WORK TO BE COMPLETED: Would you quote the material below from its first line through the line containing "from matplotlib.ticker import", exactly and with both ends included?

DATA BLOCK:
begin

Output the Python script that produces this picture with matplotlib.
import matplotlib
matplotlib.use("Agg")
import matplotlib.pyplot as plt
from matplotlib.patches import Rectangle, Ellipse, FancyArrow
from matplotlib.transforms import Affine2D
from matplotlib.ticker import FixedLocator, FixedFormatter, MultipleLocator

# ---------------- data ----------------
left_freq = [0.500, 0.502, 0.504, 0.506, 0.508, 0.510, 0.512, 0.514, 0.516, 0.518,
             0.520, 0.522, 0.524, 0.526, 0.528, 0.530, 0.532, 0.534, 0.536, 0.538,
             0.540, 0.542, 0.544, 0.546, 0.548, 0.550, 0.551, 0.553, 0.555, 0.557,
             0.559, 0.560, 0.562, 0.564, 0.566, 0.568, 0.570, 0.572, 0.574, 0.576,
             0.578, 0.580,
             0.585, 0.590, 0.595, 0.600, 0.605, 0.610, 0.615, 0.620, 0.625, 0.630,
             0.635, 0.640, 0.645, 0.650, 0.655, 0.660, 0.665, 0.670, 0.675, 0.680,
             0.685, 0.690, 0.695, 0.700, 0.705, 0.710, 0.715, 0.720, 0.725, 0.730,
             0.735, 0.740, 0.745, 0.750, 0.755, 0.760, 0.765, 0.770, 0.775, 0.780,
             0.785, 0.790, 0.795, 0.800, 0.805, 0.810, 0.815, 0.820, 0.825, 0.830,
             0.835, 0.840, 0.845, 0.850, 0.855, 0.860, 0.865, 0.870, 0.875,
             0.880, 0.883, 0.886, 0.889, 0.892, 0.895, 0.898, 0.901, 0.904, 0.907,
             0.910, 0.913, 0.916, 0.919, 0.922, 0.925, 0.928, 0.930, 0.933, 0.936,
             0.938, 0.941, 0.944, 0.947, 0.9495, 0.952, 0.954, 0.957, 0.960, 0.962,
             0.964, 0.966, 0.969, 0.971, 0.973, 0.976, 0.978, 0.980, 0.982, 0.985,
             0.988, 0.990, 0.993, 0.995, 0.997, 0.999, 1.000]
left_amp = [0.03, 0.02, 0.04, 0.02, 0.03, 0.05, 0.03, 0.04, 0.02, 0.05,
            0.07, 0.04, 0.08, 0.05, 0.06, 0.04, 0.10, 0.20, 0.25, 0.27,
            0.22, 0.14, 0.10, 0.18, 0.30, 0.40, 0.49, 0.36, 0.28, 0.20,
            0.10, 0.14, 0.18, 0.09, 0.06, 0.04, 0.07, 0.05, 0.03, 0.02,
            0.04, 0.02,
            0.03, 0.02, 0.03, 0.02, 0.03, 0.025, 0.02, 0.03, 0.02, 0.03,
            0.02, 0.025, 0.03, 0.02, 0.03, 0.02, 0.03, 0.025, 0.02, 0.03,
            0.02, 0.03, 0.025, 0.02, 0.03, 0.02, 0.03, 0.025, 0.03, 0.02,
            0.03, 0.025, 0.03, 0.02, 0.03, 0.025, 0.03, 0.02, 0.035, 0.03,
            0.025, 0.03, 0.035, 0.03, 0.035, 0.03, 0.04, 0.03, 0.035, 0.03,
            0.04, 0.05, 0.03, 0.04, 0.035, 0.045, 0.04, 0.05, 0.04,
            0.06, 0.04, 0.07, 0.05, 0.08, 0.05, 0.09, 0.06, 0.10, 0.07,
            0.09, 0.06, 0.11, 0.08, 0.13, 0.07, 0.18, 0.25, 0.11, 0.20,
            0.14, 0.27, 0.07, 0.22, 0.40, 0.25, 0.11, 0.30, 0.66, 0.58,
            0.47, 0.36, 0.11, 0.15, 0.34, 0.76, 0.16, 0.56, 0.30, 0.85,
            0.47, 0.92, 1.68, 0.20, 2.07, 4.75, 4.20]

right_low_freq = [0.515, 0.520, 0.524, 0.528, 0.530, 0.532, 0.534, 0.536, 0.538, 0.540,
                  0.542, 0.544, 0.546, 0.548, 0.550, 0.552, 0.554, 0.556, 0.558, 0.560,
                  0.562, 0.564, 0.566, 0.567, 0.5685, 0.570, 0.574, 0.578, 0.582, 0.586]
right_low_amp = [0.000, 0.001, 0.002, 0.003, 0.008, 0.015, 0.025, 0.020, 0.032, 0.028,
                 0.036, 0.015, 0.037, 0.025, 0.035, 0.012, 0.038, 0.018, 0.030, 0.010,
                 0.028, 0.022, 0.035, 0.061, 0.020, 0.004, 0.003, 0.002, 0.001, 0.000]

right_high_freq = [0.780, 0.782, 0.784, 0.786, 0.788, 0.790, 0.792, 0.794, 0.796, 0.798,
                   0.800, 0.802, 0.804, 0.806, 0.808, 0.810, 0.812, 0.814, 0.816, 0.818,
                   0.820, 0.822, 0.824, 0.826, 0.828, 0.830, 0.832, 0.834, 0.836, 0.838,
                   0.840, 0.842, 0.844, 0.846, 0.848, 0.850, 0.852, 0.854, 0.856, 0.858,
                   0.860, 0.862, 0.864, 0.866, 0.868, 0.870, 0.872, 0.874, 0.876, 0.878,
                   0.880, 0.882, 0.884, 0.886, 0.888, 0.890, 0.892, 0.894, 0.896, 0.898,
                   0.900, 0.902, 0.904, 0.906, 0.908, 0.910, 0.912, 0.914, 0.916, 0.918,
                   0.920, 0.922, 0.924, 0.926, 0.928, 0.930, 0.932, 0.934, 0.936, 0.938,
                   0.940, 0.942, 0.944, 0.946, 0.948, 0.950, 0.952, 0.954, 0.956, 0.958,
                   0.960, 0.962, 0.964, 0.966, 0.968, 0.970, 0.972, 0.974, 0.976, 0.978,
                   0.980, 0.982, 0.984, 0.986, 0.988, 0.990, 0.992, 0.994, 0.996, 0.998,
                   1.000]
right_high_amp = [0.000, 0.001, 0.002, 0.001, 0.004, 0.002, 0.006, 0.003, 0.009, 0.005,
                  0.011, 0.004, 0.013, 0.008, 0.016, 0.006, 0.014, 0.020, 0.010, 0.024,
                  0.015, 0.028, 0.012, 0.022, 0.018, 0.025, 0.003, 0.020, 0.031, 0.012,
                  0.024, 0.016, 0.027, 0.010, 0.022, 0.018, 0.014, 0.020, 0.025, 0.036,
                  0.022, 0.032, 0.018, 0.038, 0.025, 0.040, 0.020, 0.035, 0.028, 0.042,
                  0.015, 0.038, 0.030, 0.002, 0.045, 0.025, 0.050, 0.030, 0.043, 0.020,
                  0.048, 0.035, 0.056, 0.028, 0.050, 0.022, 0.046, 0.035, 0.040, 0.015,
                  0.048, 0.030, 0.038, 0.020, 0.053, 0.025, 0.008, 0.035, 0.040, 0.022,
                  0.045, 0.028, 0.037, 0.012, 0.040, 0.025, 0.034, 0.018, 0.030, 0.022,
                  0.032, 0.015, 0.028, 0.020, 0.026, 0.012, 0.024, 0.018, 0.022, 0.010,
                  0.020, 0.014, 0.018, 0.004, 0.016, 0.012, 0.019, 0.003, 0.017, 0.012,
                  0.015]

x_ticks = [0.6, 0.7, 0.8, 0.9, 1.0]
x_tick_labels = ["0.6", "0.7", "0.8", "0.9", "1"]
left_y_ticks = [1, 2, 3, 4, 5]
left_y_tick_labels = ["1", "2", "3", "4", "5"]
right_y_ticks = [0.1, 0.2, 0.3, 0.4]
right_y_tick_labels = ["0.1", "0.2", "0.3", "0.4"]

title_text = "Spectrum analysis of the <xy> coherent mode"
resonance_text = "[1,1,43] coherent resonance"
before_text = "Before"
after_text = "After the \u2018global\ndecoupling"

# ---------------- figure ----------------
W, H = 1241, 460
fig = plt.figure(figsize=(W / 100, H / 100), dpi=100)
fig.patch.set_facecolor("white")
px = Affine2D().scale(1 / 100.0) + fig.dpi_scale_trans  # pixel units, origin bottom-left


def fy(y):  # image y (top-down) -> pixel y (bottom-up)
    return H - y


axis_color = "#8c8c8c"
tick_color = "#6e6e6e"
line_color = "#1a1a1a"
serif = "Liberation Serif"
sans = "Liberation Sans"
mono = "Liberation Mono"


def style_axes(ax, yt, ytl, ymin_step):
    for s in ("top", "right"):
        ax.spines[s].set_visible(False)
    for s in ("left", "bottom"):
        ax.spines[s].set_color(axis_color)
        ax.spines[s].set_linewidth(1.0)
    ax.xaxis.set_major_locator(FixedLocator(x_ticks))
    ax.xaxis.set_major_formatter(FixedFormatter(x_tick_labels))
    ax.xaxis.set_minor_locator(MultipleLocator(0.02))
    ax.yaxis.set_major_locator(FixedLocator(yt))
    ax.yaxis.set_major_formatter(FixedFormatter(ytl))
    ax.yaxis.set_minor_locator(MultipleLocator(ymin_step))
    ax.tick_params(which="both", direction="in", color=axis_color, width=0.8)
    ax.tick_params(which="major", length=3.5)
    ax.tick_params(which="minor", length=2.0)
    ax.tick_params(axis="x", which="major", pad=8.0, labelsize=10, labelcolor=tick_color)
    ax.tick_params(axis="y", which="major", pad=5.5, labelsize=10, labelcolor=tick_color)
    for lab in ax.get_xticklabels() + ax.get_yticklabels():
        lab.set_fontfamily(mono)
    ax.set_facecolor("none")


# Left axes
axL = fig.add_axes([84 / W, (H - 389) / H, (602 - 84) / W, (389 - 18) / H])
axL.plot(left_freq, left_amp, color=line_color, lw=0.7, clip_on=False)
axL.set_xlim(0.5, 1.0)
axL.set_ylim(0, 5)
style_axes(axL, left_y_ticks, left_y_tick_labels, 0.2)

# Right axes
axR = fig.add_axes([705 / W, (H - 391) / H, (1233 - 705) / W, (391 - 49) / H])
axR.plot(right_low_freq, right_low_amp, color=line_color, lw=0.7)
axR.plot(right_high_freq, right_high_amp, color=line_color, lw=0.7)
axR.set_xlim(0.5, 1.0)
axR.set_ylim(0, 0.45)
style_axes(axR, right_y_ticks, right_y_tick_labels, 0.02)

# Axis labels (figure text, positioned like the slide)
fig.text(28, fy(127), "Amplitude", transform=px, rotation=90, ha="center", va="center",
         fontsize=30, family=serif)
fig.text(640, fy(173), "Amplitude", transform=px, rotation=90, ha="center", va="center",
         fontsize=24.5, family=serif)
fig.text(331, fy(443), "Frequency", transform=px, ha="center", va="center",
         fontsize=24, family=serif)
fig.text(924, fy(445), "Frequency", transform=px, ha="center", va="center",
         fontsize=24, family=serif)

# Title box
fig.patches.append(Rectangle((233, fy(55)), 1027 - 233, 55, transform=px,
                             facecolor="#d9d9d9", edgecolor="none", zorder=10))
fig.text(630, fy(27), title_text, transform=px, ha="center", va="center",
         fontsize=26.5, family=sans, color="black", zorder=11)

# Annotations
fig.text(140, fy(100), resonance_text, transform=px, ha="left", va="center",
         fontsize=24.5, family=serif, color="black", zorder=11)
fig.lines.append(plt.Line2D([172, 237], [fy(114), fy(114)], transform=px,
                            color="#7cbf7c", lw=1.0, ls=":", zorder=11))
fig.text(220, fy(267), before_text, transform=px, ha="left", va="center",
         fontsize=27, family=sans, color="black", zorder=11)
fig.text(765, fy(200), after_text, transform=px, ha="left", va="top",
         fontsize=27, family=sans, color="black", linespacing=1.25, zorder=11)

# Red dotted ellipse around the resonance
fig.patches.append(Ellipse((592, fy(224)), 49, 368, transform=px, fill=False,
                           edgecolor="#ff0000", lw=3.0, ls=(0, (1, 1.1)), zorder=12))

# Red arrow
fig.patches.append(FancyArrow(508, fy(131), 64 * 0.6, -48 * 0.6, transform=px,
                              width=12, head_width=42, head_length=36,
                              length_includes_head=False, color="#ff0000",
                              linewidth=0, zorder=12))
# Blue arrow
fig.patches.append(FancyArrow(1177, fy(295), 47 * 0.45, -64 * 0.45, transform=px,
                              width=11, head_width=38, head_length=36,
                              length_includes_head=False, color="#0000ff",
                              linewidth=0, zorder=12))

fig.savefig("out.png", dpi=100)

end

COMPLETED EXERCISE:
Output the Python script that produces this picture with matplotlib.
import matplotlib
matplotlib.use("Agg")
import matplotlib.pyplot as plt
from matplotlib.patches import Rectangle, Ellipse, FancyArrow
from matplotlib.transforms import Affine2D
from matplotlib.ticker import FixedLocator, FixedFormatter, MultipleLocator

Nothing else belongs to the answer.